The last Presidential candidate with a beard was Republican Charles Evans Hughes in 1916.  Many people think that the last President with a beard was Benjamin Harrison (who lost the Presidency to my namesake in 1892).  However, according to Kenneth Crispell and Carlos Gomez’s book on presidential illnesses, Woodrow Wilson grew a beard after his stroke (pg 70 and HT: Modeled Behavior).  And ironically, given the research Farley cites, Wilson did so to hide his facial paralysis!  So it might not make sense to trust bearded folks – except for Rob that is! 

My guess is that this new research is either wrong period (which is unlikely given that there was an era in US history when esteemed figures wore beards) or is temporally/culturally dependent and thus wrong in some times/places, including the US over the last century plus (more likely).  I’ll trust the behavior of those who have a real stake in winning over the public – CEO’s, pitchmen, campaign advisors, and politicians just to name a few – over one study (of course, the evidence on pitchmen is mixed given Billy Mays, Norm Abram, and Bob Villa).  Thus the politicians who have shunned facial hair are probably not making a mistake, as the research Rob cites suggests they are.  As one news story noted:      

“People don’t trust candidates with facial hair and it comes down to the simple fact that people think they are hiding,” said Jeffrey Adler, a political consultant in Long Beach, Calif., who has run campaigns for 20 years. “It’s the old body-language paradigm, that they are hiding behind the facial hair.
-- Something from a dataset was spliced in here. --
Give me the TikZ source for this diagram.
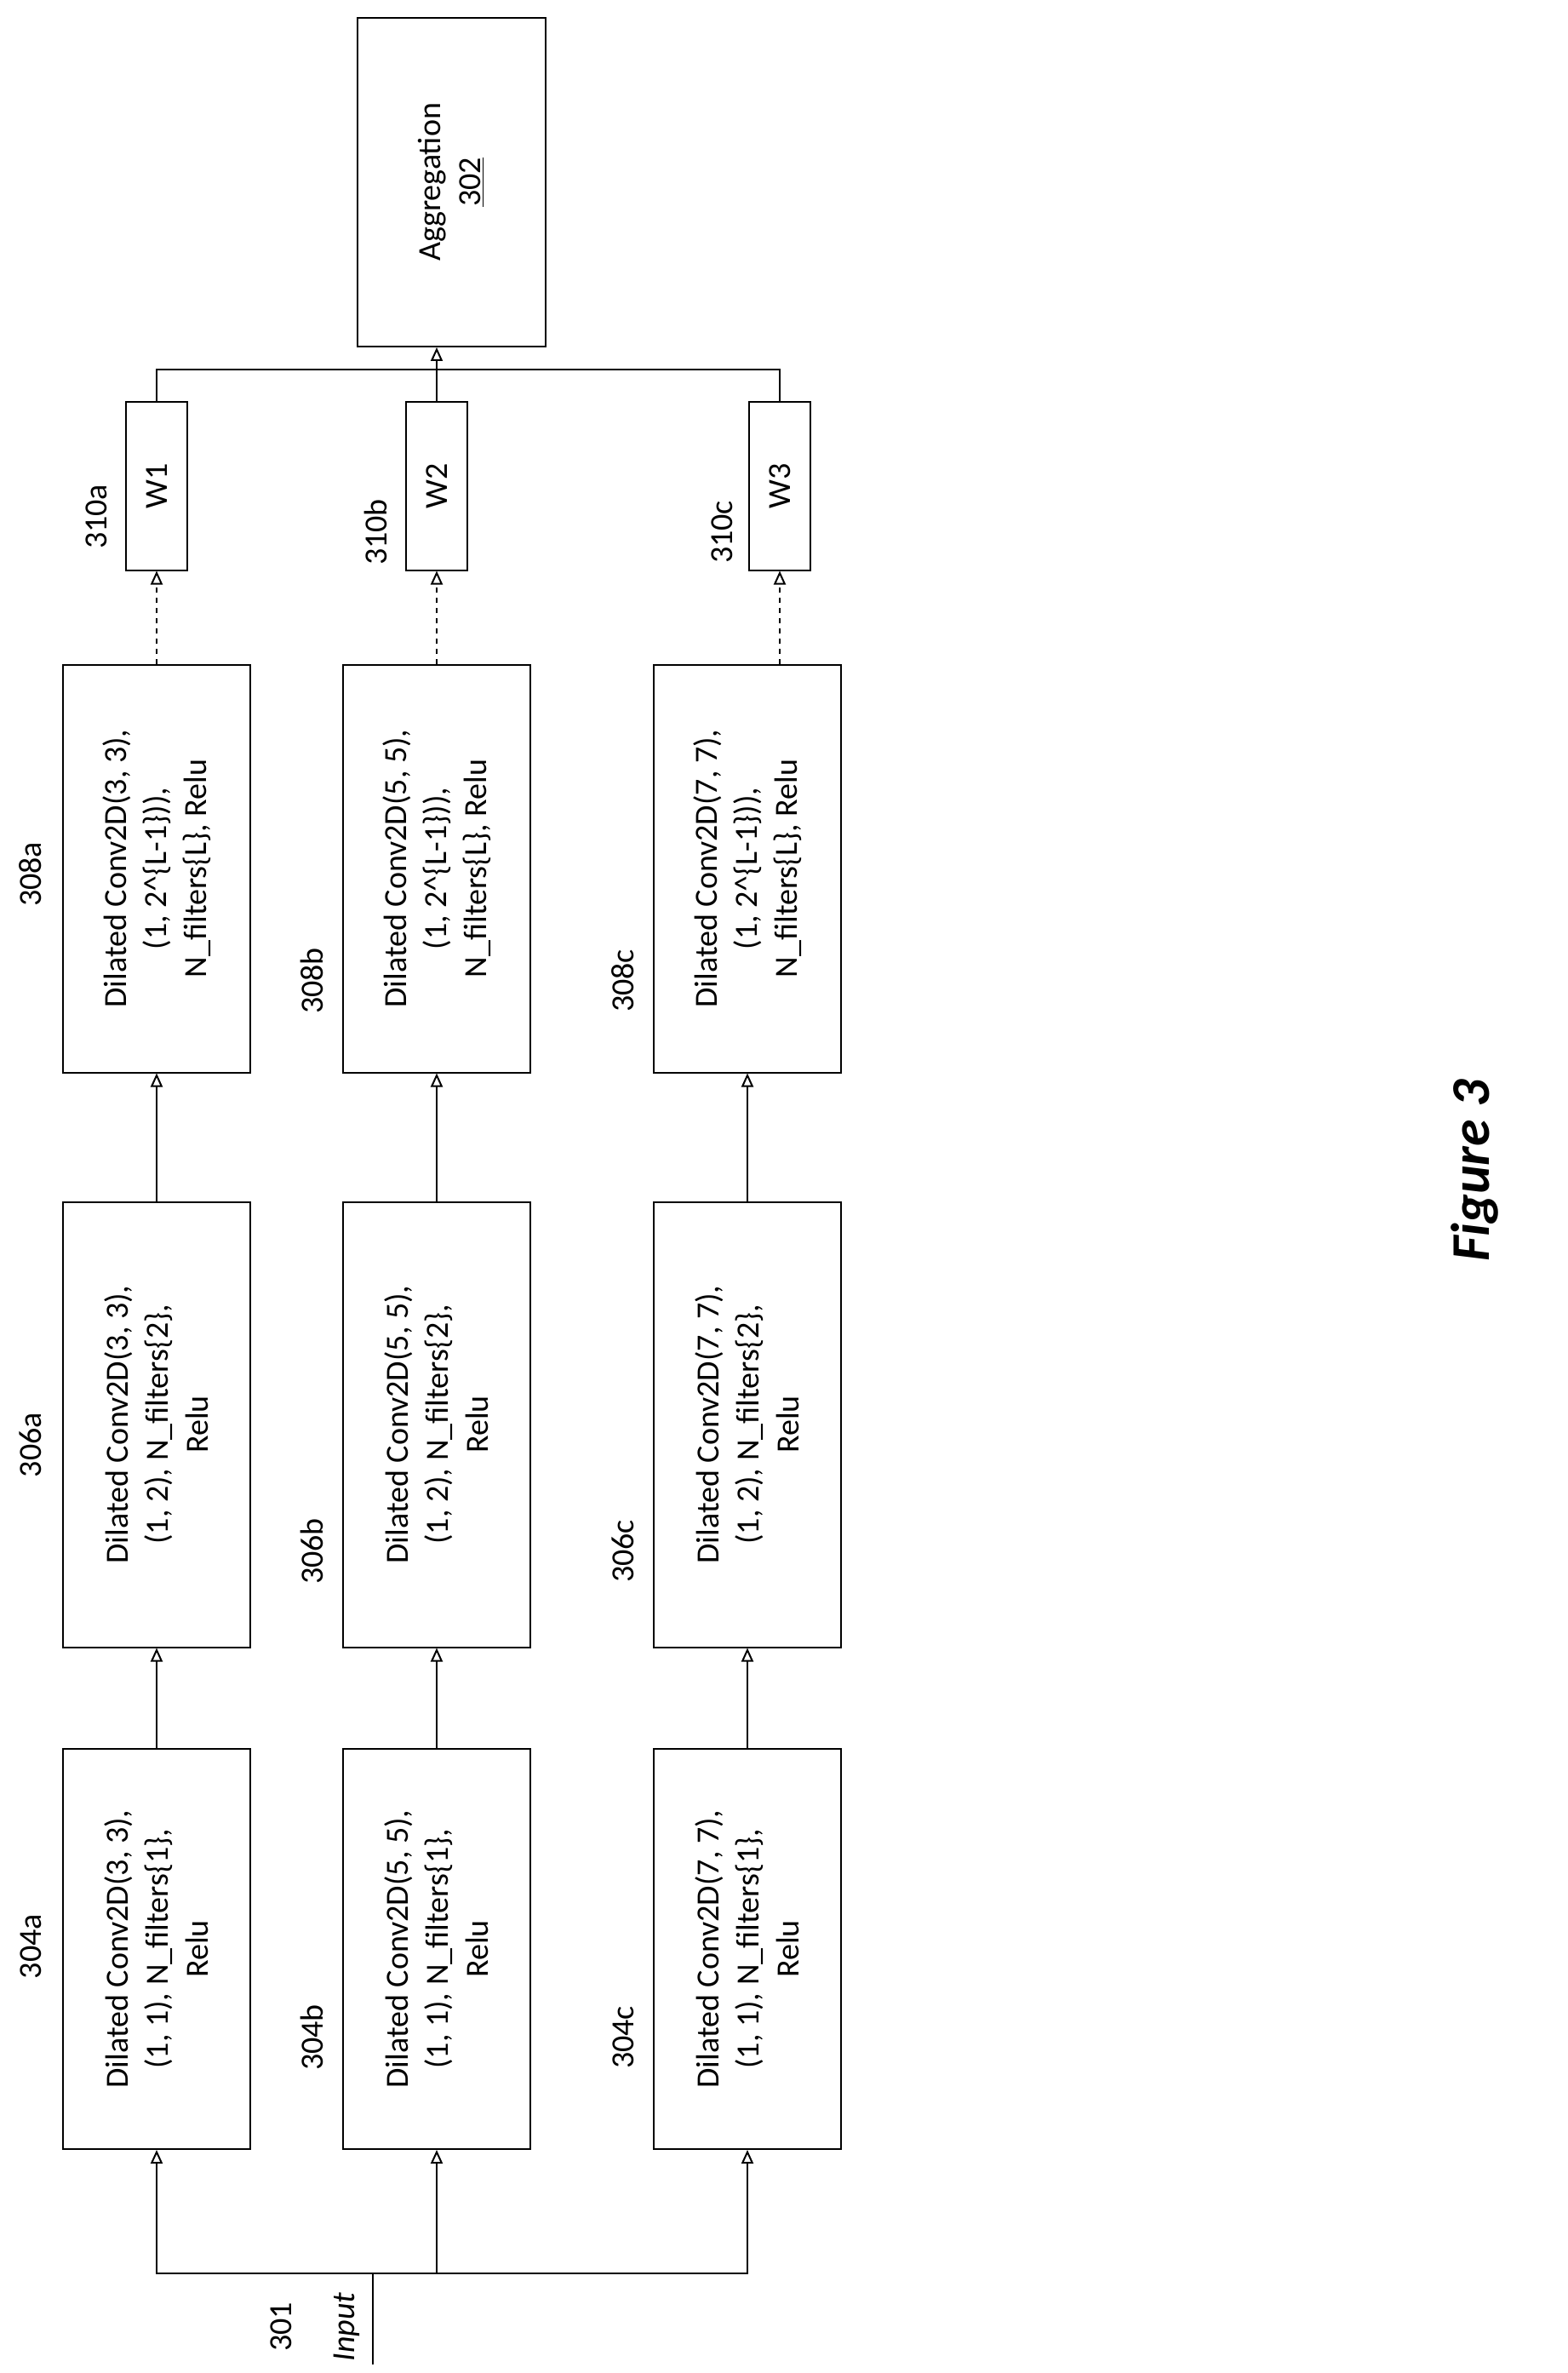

There have been numerous studies. Again and again, voters tend to the photos without facial hair. We always advise clients to lose the facial hair.”

I did a quick perusal of JSTOR and nothing popped – but I bet someone has done research on the question. 

Given my culture/time argument, it seems that someone is losing an opportunity to help sell themselves to the populace — the US soldiers in Afghanistan who are forbidden from wearing beards amidst a culture that greatly reveres them.  Indeed, allowing soldiers to grow beards would seem to be most consistent with our current COIN doctrine.  But as with many things involving the wars in Iraq and Afghanistan, what the military preaches and what they allow are sometimes (frequently?) two different things.  See here for a story about some soldiers who agree with me.  (BTW, there are some US soldiers who are allowed to wear beards; however, it is not the norm even amongst soldiers in the field).